Victoria sponge

by Emma Gardner

The perfect showcase for homemade jam

A good victoria sponge has to be one of the most perfect cakes, especially in summer. It’s also a great place to showcase homemade jams and curds, like my raspberry redcurrant jam. Though it reduces the amount of time you can keep the cake for, I am an ardent fan of filling the cake with softly whipped cream. The combination of just-cooled sponge with a crisp sugar-sprinkled top and the jam and cream is sublime. If you need to keep the cake for longer, I suggest serving the cream on the side, whipping it when you need it.


For the cake:
170g unsalted butter, at room temperature
170g caster sugar
3 large eggs, at room temperature
170g plain flour
2 tsp baking powder
3 tbsp milk

For the filling:
Raspberry redcurrant jam to fill
125ml double cream
A sprinkle of caster sugar to top


Preheat the oven to 170C. Grease and line the bottom of two 18cm round loose-bottomed sandwich tins with baking parchment.

Place the room temperature butter into the bowl of a stand mixer (or a mixing bowl if using a handheld electric whisk) and beat for a minute or two until smooth, pale and creamy. Add the sugar and beat for at least 5 mins on medium-high, scraping down occasionally—the mixture should be fluffy and thick. Whisk the eggs together in a jug to break them up. Sieve the flour and baking powder together into another bowl.

Add the egg to the creamed mixture in small splashes, beating on medium-high as you go and making sure each addition is incorporated before adding more. After adding about a third of the egg, add a teaspoon of flour from the bowl and scrape down the sides.
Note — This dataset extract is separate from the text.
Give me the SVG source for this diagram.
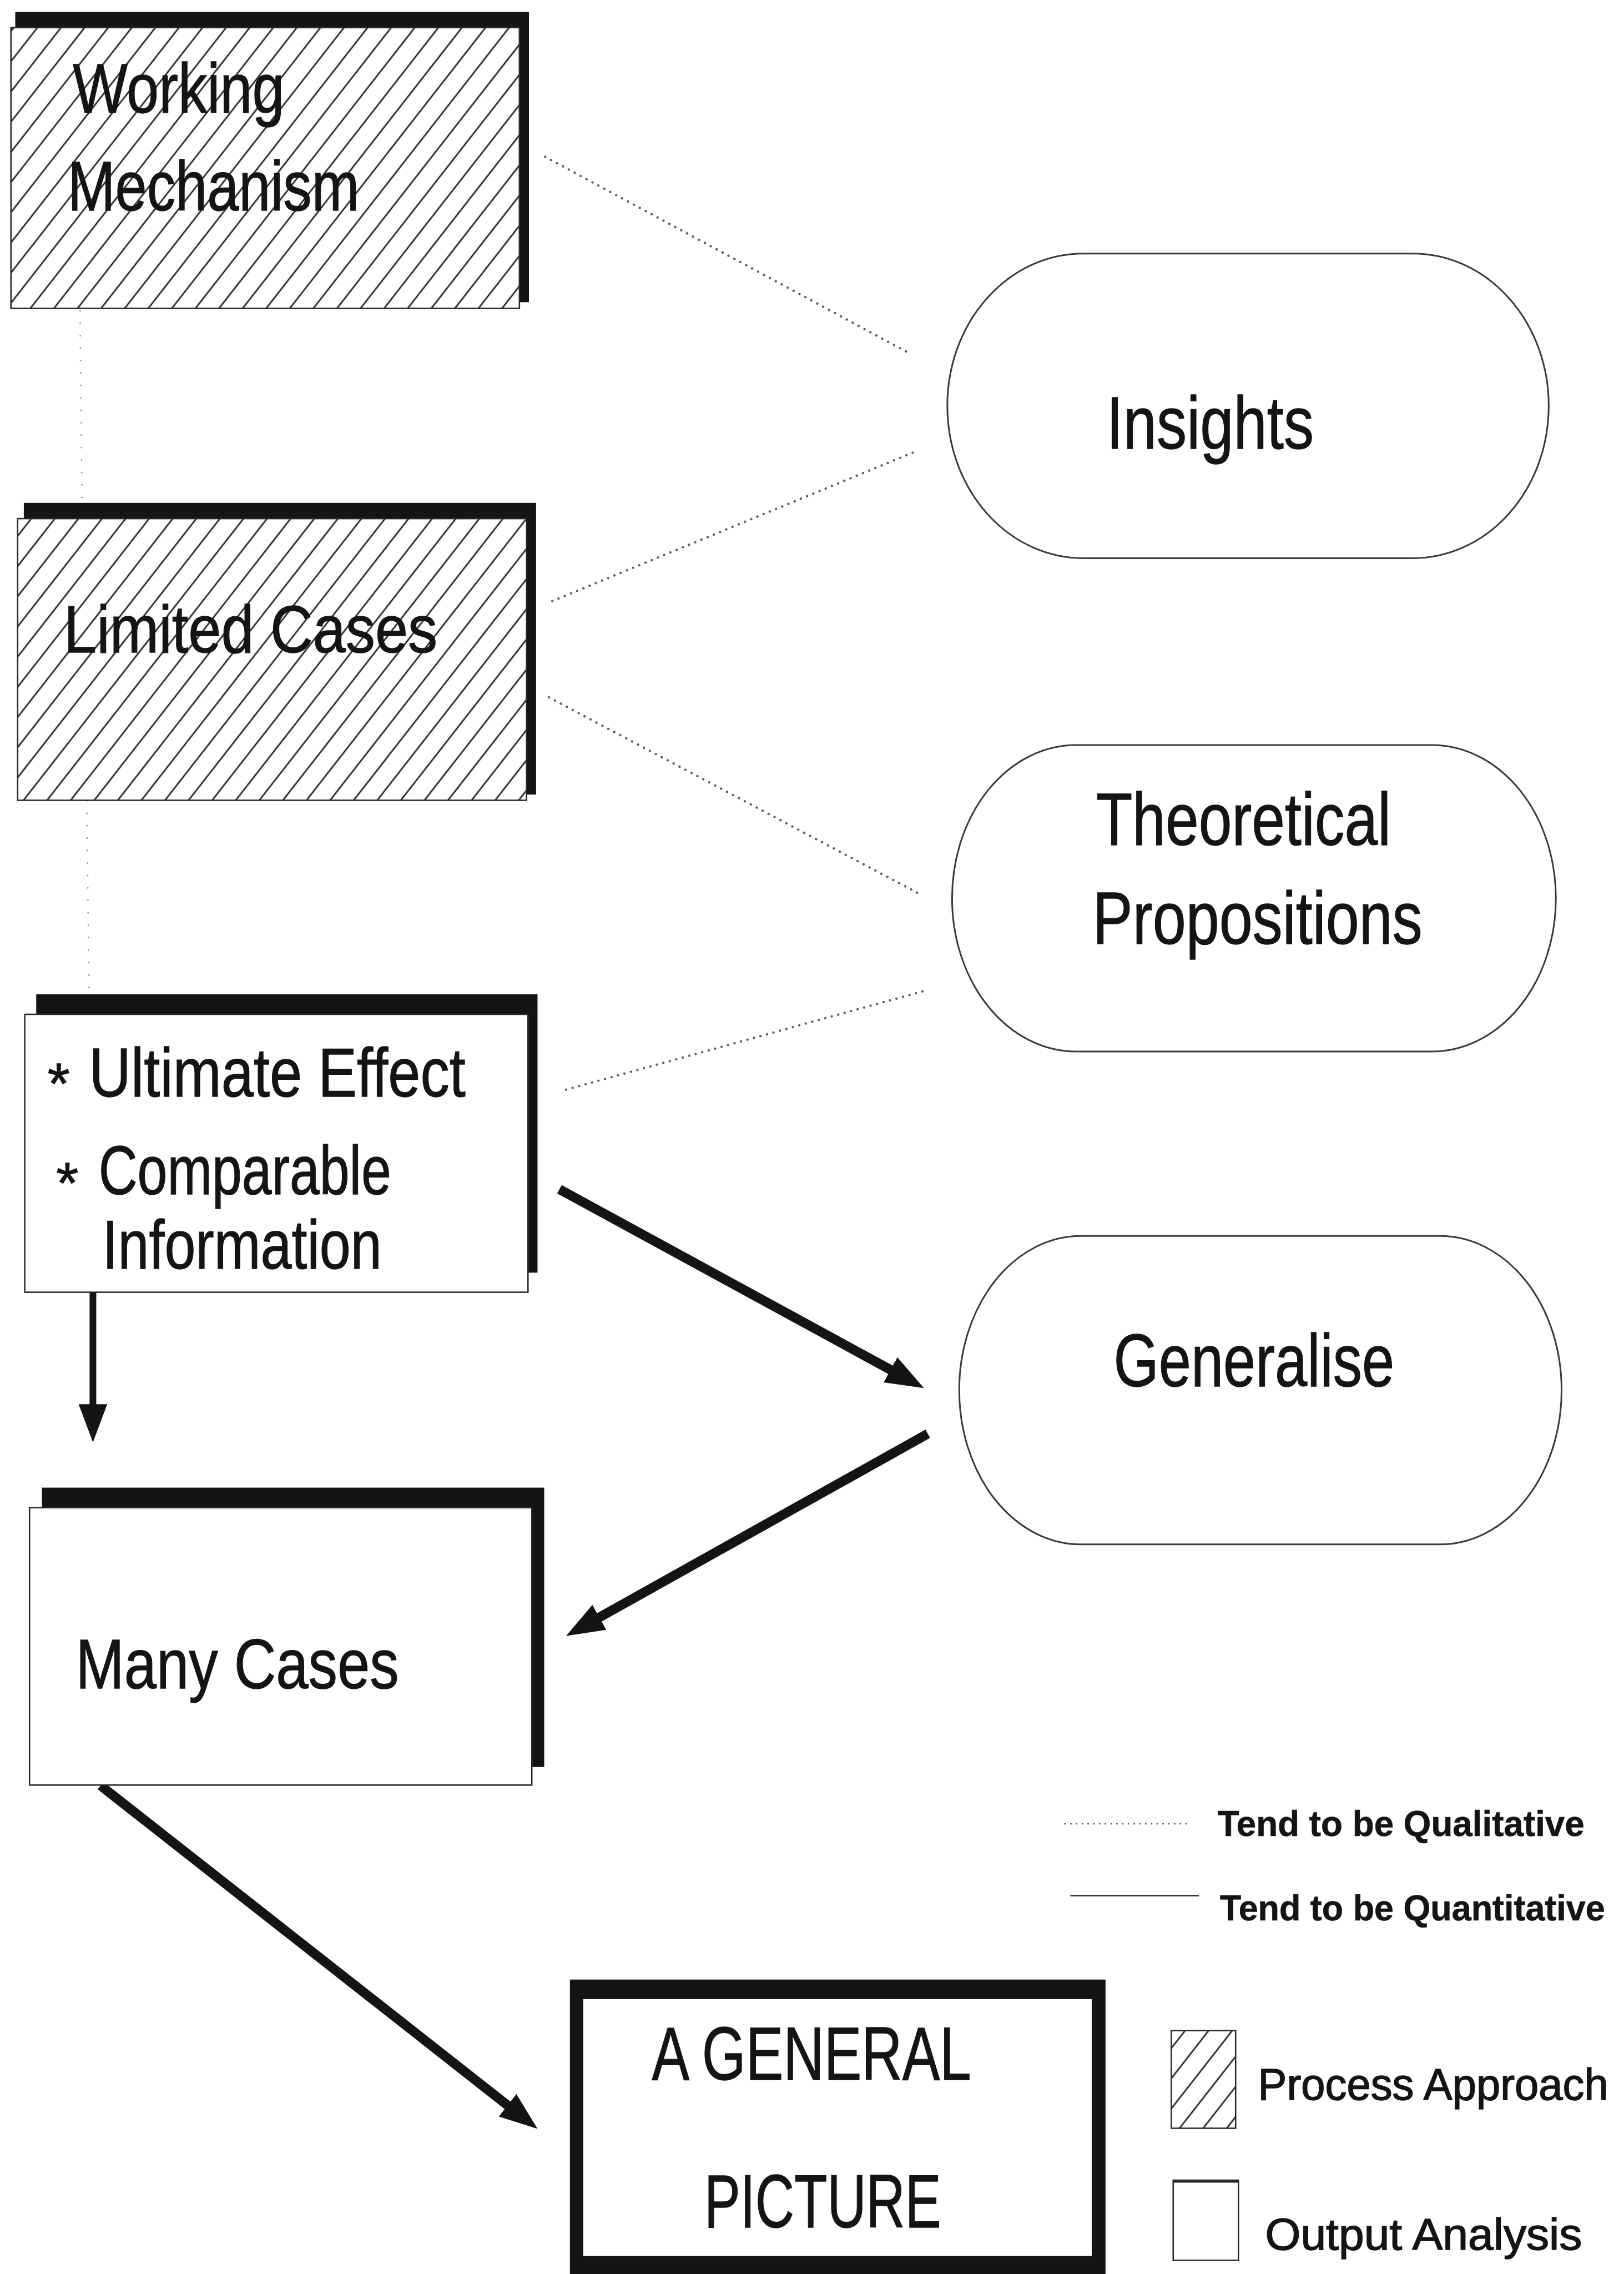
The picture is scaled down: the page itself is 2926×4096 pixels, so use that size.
<svg xmlns="http://www.w3.org/2000/svg" width="2926" height="4096" viewBox="0 0 2926 4096">
  <style>
    .lbl { font-family: "Liberation Sans", Arial, sans-serif; fill: #141414; stroke: #141414; stroke-width: 1.5; }
    .big { font-size: 147px; }
    .ell { font-size: 155px; }
    .leg { font-size: 75px; font-weight: bold; stroke-width: 0.8; }
    .key { font-size: 92px; stroke-width: 1.8; }
    .box { stroke: #2a2a2a; stroke-width: 3; }
    .shadow { fill: #141414; }
    .oval { fill: #ffffff; stroke: #3a3a3a; stroke-width: 3.5; }
    .dot { fill: none; stroke: #5e5e5e; stroke-width: 5; stroke-linecap: round; stroke-dasharray: 0.1 14; }
    .vdot { fill: none; stroke: #9a9a9a; stroke-width: 3.5; stroke-linecap: round; stroke-dasharray: 0.1 26; }
    .thick { fill: none; stroke: #141414; stroke-width: 20; }
  </style>
  <defs>
    <pattern id="hatch" patternUnits="userSpaceOnUse" width="39" height="39" patternTransform="rotate(38)">
      <rect width="39" height="39" fill="#ffffff"/>
      <line x1="19.5" y1="-4" x2="19.5" y2="43" stroke="#1e1e1e" stroke-width="3.2"/>
    </pattern>
    <marker id="head" markerUnits="userSpaceOnUse" viewBox="0 0 80 60" markerWidth="80" markerHeight="60" refX="10" refY="30" orient="auto">
      <path d="M0,0 L80,30 L0,60 z" fill="#141414"/>
    </marker>
  </defs>

  <rect width="2926" height="4096" fill="#ffffff"/>

  <g transform="scale(0.858568)">

    <!-- connectors -->
    <g id="connectors">
      <line class="dot" x1="1144" y1="329" x2="1910" y2="742"/>
      <line class="dot" x1="1159" y1="1261" x2="1917" y2="949"/>
      <line class="dot" x1="1152" y1="1463" x2="1925" y2="1873"/>
      <line class="dot" x1="1188" y1="2286" x2="1939" y2="2079"/>
      <line class="vdot" x1="168" y1="652" x2="172" y2="1055"/>
      <line class="vdot" x1="182" y1="1680" x2="187" y2="2086"/>

      <line class="thick" x1="1174" y1="2495" x2="1877.5" y2="2878.5" marker-end="url(#head)"/>
      <line class="thick" x1="195" y1="2711" x2="195" y2="2956" style="stroke-width:14" marker-end="url(#head)"/>
      <line class="thick" x1="1947" y1="3008" x2="1249" y2="3398" marker-end="url(#head)"/>
      <line class="thick" x1="211" y1="3746" x2="1073" y2="4423" marker-end="url(#head)"/>
    </g>

    <!-- process-approach boxes (hatched) -->
    <g id="working-mechanism">
      <rect class="shadow" x="32" y="25" width="1078" height="609"/>
      <rect class="box" x="23" y="58" width="1067" height="589" fill="url(#hatch)"/>
      <text class="lbl big" x="153" y="237" textLength="444" lengthAdjust="spacingAndGlyphs">Working</text>
      <text class="lbl big" x="142" y="442" textLength="612" lengthAdjust="spacingAndGlyphs">Mechanism</text>
    </g>

    <g id="limited-cases">
      <rect class="shadow" x="50" y="1055" width="1075" height="612"/>
      <rect class="box" x="37" y="1088" width="1068" height="591" fill="url(#hatch)"/>
      <text class="lbl" x="134" y="1368" font-size="140" textLength="784" lengthAdjust="spacingAndGlyphs">Limited Cases</text>
    </g>

    <!-- output-analysis boxes -->
    <g id="ultimate-effect">
      <rect class="shadow" x="76" y="2086" width="1052" height="584"/>
      <rect class="box" x="52" y="2128" width="1056" height="583" fill="#ffffff"/>
      <text class="lbl" x="100" y="2315" font-size="120">*</text>
      <text class="lbl" x="187" y="2300" font-size="144" textLength="790" lengthAdjust="spacingAndGlyphs">Ultimate Effect</text>
      <text class="lbl" x="118" y="2524" font-size="120">*</text>
      <text class="lbl" x="207" y="2505" font-size="144" textLength="614" lengthAdjust="spacingAndGlyphs">Comparable</text>
      <text class="lbl" x="215" y="2662" font-size="144" textLength="586" lengthAdjust="spacingAndGlyphs">Information</text>
    </g>

    <g id="many-cases">
      <rect class="shadow" x="88" y="3121" width="1054" height="586"/>
      <rect class="box" x="62" y="3163" width="1054" height="582" fill="#ffffff"/>
      <text class="lbl big" x="159" y="3542" textLength="678" lengthAdjust="spacingAndGlyphs">Many Cases</text>
    </g>

    <!-- rounded terminals -->
    <g id="insights">
      <rect class="oval" x="1988" y="532" width="1262" height="639" rx="285" ry="319"/>
      <text class="lbl ell" x="2322" y="941" textLength="435" lengthAdjust="spacingAndGlyphs">Insights</text>
    </g>

    <g id="theoretical-propositions">
      <rect class="oval" x="1998" y="1563" width="1267" height="643" rx="260" ry="321"/>
      <text class="lbl ell" x="2300" y="1773" textLength="619" lengthAdjust="spacingAndGlyphs">Theoretical</text>
      <text class="lbl ell" x="2293" y="1980" textLength="692" lengthAdjust="spacingAndGlyphs">Propositions</text>
    </g>

    <g id="generalise">
      <rect class="oval" x="2013" y="2593" width="1264" height="647" rx="255" ry="323"/>
      <text class="lbl ell" x="2337" y="2908" textLength="589" lengthAdjust="spacingAndGlyphs">Generalise</text>
    </g>

    <!-- final result -->
    <g id="general-picture">
      <rect x="1196" y="4153" width="1124" height="618" fill="#141414"/>
      <rect x="1224" y="4194" width="1067" height="539" fill="#ffffff"/>
      <text class="lbl" x="1368" y="4363" font-size="158" textLength="670" lengthAdjust="spacingAndGlyphs">A GENERAL</text>
      <text class="lbl" x="1478" y="4673" font-size="158" textLength="497" lengthAdjust="spacingAndGlyphs">PICTURE</text>
    </g>

    <!-- key -->
    <g id="legend">
      <line class="dot" x1="2235" y1="3826" x2="2493" y2="3826" style="stroke-width:3.5;stroke-dasharray:0.1 12"/>
      <text class="lbl leg" x="2555" y="3852" textLength="770" lengthAdjust="spacingAndGlyphs">Tend to be Qualitative</text>
      <line x1="2246" y1="3977" x2="2516" y2="3977" stroke="#2a2a2a" stroke-width="3"/>
      <text class="lbl leg" x="2560" y="4029" textLength="808" lengthAdjust="spacingAndGlyphs">Tend to be Quantitative</text>

      <rect class="box" x="2458" y="4260" width="135" height="205" fill="url(#hatch)"/>
      <text class="lbl key" x="2640" y="4405" textLength="735" lengthAdjust="spacingAndGlyphs">Process Approach</text>

      <rect class="box" x="2462" y="4574" width="137" height="168" fill="#ffffff"/>
      <line x1="2462" y1="4576" x2="2599" y2="4576" stroke="#2a2a2a" stroke-width="6"/>
      <text class="lbl key" x="2655" y="4720" font-size="98" textLength="665" lengthAdjust="spacingAndGlyphs">Output Analysis</text>
    </g>
  </g>
</svg>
Occasionally add another few teaspoons towards the end (this helps stop the mixture curdling, which will give you a flatter cake).

When you've added all the egg, sift in the rest of the flour and fold in with a big spoon. When the mixture starts to come together, add the milk and fold until uniform. The mixture should be dropping consistency—if you get a big spoon of it and turn it sideways over the bowl, it should fall off the spoon.

Split the mixture between the two tins (each one should be roughly 340-350g). Spread out into an even layer. Transfer to the oven and bake on the middle shelf - don't be tempted to look until at least 15 mins has passed. It should be ready after 18-20 mins and be golden brown, springy to the touch, coming away from the sides and a cake tester/toothpick should be able to be removed cleanly from the middle. Place on a wire rack to cool for 5 mins. Run a blunt knife around the edge of the tins and carefully remove from the tins to the rack. Leave to cool fully.

Place one of the cooled cakes onto a serving plate then spread liberally with jam. Whip the double cream until it thickens and just starts holding shape—it’s important to not over whip it. Spread the cream over the jam. Top with the other cake and sprinkle with a bit of caster sugar.